(TO BE DONE): Reproduce the listing below in full and without alteration, apart from its pictures.

(GIVEN DATA):
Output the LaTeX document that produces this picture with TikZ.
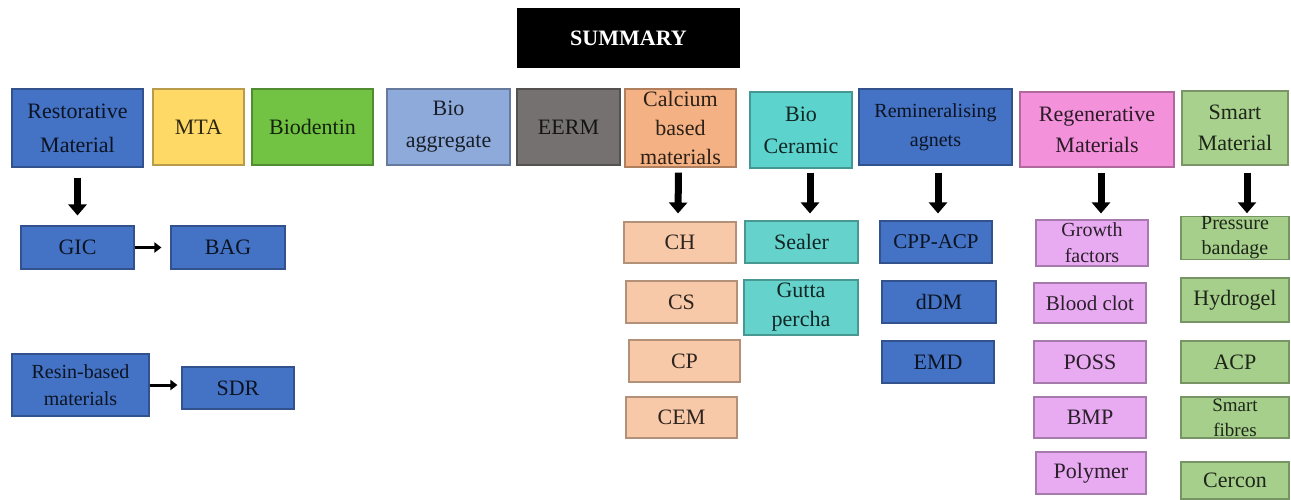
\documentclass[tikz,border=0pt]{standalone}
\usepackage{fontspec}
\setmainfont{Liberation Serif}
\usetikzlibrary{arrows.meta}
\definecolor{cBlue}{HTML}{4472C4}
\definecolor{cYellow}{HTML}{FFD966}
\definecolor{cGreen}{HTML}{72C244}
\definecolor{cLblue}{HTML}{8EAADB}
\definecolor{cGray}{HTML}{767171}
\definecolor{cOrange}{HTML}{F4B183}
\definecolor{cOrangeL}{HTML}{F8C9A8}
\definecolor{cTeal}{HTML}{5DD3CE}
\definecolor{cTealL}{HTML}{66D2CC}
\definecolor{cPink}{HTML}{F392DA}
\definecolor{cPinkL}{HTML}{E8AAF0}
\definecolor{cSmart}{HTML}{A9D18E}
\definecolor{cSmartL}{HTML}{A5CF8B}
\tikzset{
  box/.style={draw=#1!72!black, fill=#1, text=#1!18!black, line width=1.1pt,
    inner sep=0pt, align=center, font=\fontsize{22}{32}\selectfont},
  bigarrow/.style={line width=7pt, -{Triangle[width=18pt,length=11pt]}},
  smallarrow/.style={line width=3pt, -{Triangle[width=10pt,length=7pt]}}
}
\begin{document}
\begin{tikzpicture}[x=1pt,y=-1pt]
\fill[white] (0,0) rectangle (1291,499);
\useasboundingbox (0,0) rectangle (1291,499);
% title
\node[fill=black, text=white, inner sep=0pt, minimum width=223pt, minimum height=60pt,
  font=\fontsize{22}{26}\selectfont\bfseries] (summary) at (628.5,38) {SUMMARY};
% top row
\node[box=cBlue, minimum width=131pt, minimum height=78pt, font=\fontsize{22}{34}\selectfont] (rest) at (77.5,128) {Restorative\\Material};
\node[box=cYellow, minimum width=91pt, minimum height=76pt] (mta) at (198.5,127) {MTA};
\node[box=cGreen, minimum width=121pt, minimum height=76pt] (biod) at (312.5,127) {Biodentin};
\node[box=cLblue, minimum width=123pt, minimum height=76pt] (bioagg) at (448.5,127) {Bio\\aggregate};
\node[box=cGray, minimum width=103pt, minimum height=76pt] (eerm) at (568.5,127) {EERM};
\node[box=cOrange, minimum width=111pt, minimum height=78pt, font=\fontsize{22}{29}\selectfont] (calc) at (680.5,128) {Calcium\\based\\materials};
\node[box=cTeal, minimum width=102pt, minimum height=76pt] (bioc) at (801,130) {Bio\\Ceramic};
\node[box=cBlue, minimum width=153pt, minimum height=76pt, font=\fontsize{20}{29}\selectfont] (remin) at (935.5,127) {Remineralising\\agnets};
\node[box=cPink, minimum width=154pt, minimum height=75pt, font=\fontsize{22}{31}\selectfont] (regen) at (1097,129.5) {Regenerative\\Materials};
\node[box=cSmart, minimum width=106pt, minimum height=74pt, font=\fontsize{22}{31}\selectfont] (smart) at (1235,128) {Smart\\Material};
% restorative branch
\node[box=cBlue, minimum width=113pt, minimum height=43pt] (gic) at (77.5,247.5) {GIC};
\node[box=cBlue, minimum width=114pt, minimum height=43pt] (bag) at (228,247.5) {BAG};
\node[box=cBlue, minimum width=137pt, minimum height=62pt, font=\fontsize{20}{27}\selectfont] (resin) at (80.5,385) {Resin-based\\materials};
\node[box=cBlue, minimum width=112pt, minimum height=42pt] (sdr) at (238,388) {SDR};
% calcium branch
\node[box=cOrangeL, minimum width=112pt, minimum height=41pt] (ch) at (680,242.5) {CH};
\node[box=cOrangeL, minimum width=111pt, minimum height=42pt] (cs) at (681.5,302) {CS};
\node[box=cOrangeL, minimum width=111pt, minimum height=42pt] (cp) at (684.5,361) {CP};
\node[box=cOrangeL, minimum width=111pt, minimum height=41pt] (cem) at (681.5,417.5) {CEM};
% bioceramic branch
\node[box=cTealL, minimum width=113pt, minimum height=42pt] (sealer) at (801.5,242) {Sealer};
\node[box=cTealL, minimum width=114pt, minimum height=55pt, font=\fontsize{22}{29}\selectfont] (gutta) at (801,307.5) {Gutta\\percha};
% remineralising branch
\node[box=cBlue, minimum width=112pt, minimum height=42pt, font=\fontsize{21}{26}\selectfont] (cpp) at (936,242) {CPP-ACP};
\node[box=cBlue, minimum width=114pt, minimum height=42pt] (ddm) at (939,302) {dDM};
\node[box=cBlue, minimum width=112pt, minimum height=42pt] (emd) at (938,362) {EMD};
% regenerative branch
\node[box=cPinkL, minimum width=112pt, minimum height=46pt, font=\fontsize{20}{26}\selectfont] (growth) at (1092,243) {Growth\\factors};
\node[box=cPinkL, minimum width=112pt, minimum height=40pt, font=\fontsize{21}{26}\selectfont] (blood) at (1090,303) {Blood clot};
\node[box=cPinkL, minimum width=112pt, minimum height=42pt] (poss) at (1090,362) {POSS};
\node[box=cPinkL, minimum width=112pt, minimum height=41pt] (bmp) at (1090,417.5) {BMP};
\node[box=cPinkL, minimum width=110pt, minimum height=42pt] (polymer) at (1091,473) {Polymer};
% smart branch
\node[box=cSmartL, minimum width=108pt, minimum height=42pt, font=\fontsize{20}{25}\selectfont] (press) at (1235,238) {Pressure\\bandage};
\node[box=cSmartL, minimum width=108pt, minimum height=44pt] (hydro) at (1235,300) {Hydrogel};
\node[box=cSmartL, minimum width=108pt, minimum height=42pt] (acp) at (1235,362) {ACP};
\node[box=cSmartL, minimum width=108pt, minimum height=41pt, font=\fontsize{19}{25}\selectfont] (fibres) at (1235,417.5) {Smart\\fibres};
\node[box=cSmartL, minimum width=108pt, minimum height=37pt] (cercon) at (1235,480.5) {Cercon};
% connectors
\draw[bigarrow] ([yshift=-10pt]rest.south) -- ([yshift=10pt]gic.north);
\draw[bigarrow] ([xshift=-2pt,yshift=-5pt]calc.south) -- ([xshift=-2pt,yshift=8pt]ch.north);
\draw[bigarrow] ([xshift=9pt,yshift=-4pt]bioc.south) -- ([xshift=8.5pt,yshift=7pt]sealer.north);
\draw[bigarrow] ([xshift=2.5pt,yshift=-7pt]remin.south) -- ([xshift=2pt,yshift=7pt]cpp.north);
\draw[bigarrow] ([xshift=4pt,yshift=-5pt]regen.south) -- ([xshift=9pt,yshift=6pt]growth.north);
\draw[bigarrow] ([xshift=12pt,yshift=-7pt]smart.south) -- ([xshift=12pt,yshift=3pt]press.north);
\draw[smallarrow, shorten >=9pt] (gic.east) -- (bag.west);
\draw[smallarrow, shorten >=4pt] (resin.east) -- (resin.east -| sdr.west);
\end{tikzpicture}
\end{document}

(FULL ANSWER):
Output the LaTeX document that produces this picture with TikZ.
\documentclass[tikz,border=0pt]{standalone}
\usepackage{fontspec}
\setmainfont{Liberation Serif}
\usetikzlibrary{arrows.meta}
\definecolor{cBlue}{HTML}{4472C4}
\definecolor{cYellow}{HTML}{FFD966}
\definecolor{cGreen}{HTML}{72C244}
\definecolor{cLblue}{HTML}{8EAADB}
\definecolor{cGray}{HTML}{767171}
\definecolor{cOrange}{HTML}{F4B183}
\definecolor{cOrangeL}{HTML}{F8C9A8}
\definecolor{cTeal}{HTML}{5DD3CE}
\definecolor{cTealL}{HTML}{66D2CC}
\definecolor{cPink}{HTML}{F392DA}
\definecolor{cPinkL}{HTML}{E8AAF0}
\definecolor{cSmart}{HTML}{A9D18E}
\definecolor{cSmartL}{HTML}{A5CF8B}
\tikzset{
  box/.style={draw=#1!72!black, fill=#1, text=#1!18!black, line width=1.1pt,
    inner sep=0pt, align=center, font=\fontsize{22}{32}\selectfont},
  bigarrow/.style={line width=7pt, -{Triangle[width=18pt,length=11pt]}},
  smallarrow/.style={line width=3pt, -{Triangle[width=10pt,length=7pt]}}
}
\begin{document}
\begin{tikzpicture}[x=1pt,y=-1pt]
\fill[white] (0,0) rectangle (1291,499);
\useasboundingbox (0,0) rectangle (1291,499);
% title
\node[fill=black, text=white, inner sep=0pt, minimum width=223pt, minimum height=60pt,
  font=\fontsize{22}{26}\selectfont\bfseries] (summary) at (628.5,38) {SUMMARY};
% top row
\node[box=cBlue, minimum width=131pt, minimum height=78pt, font=\fontsize{22}{34}\selectfont] (rest) at (77.5,128) {Restorative\\Material};
\node[box=cYellow, minimum width=91pt, minimum height=76pt] (mta) at (198.5,127) {MTA};
\node[box=cGreen, minimum width=121pt, minimum height=76pt] (biod) at (312.5,127) {Biodentin};
\node[box=cLblue, minimum width=123pt, minimum height=76pt] (bioagg) at (448.5,127) {Bio\\aggregate};
\node[box=cGray, minimum width=103pt, minimum height=76pt] (eerm) at (568.5,127) {EERM};
\node[box=cOrange, minimum width=111pt, minimum height=78pt, font=\fontsize{22}{29}\selectfont] (calc) at (680.5,128) {Calcium\\based\\materials};
\node[box=cTeal, minimum width=102pt, minimum height=76pt] (bioc) at (801,130) {Bio\\Ceramic};
\node[box=cBlue, minimum width=153pt, minimum height=76pt, font=\fontsize{20}{29}\selectfont] (remin) at (935.5,127) {Remineralising\\agnets};
\node[box=cPink, minimum width=154pt, minimum height=75pt, font=\fontsize{22}{31}\selectfont] (regen) at (1097,129.5) {Regenerative\\Materials};
\node[box=cSmart, minimum width=106pt, minimum height=74pt, font=\fontsize{22}{31}\selectfont] (smart) at (1235,128) {Smart\\Material};
% restorative branch
\node[box=cBlue, minimum width=113pt, minimum height=43pt] (gic) at (77.5,247.5) {GIC};
\node[box=cBlue, minimum width=114pt, minimum height=43pt] (bag) at (228,247.5) {BAG};
\node[box=cBlue, minimum width=137pt, minimum height=62pt, font=\fontsize{20}{27}\selectfont] (resin) at (80.5,385) {Resin-based\\materials};
\node[box=cBlue, minimum width=112pt, minimum height=42pt] (sdr) at (238,388) {SDR};
% calcium branch
\node[box=cOrangeL, minimum width=112pt, minimum height=41pt] (ch) at (680,242.5) {CH};
\node[box=cOrangeL, minimum width=111pt, minimum height=42pt] (cs) at (681.5,302) {CS};
\node[box=cOrangeL, minimum width=111pt, minimum height=42pt] (cp) at (684.5,361) {CP};
\node[box=cOrangeL, minimum width=111pt, minimum height=41pt] (cem) at (681.5,417.5) {CEM};
% bioceramic branch
\node[box=cTealL, minimum width=113pt, minimum height=42pt] (sealer) at (801.5,242) {Sealer};
\node[box=cTealL, minimum width=114pt, minimum height=55pt, font=\fontsize{22}{29}\selectfont] (gutta) at (801,307.5) {Gutta\\percha};
% remineralising branch
\node[box=cBlue, minimum width=112pt, minimum height=42pt, font=\fontsize{21}{26}\selectfont] (cpp) at (936,242) {CPP-ACP};
\node[box=cBlue, minimum width=114pt, minimum height=42pt] (ddm) at (939,302) {dDM};
\node[box=cBlue, minimum width=112pt, minimum height=42pt] (emd) at (938,362) {EMD};
% regenerative branch
\node[box=cPinkL, minimum width=112pt, minimum height=46pt, font=\fontsize{20}{26}\selectfont] (growth) at (1092,243) {Growth\\factors};
\node[box=cPinkL, minimum width=112pt, minimum height=40pt, font=\fontsize{21}{26}\selectfont] (blood) at (1090,303) {Blood clot};
\node[box=cPinkL, minimum width=112pt, minimum height=42pt] (poss) at (1090,362) {POSS};
\node[box=cPinkL, minimum width=112pt, minimum height=41pt] (bmp) at (1090,417.5) {BMP};
\node[box=cPinkL, minimum width=110pt, minimum height=42pt] (polymer) at (1091,473) {Polymer};
% smart branch
\node[box=cSmartL, minimum width=108pt, minimum height=42pt, font=\fontsize{20}{25}\selectfont] (press) at (1235,238) {Pressure\\bandage};
\node[box=cSmartL, minimum width=108pt, minimum height=44pt] (hydro) at (1235,300) {Hydrogel};
\node[box=cSmartL, minimum width=108pt, minimum height=42pt] (acp) at (1235,362) {ACP};
\node[box=cSmartL, minimum width=108pt, minimum height=41pt, font=\fontsize{19}{25}\selectfont] (fibres) at (1235,417.5) {Smart\\fibres};
\node[box=cSmartL, minimum width=108pt, minimum height=37pt] (cercon) at (1235,480.5) {Cercon};
% connectors
\draw[bigarrow] ([yshift=-10pt]rest.south) -- ([yshift=10pt]gic.north);
\draw[bigarrow] ([xshift=-2pt,yshift=-5pt]calc.south) -- ([xshift=-2pt,yshift=8pt]ch.north);
\draw[bigarrow] ([xshift=9pt,yshift=-4pt]bioc.south) -- ([xshift=8.5pt,yshift=7pt]sealer.north);
\draw[bigarrow] ([xshift=2.5pt,yshift=-7pt]remin.south) -- ([xshift=2pt,yshift=7pt]cpp.north);
\draw[bigarrow] ([xshift=4pt,yshift=-5pt]regen.south) -- ([xshift=9pt,yshift=6pt]growth.north);
\draw[bigarrow] ([xshift=12pt,yshift=-7pt]smart.south) -- ([xshift=12pt,yshift=3pt]press.north);
\draw[smallarrow, shorten >=9pt] (gic.east) -- (bag.west);
\draw[smallarrow, shorten >=4pt] (resin.east) -- (resin.east -| sdr.west);
\end{tikzpicture}
\end{document}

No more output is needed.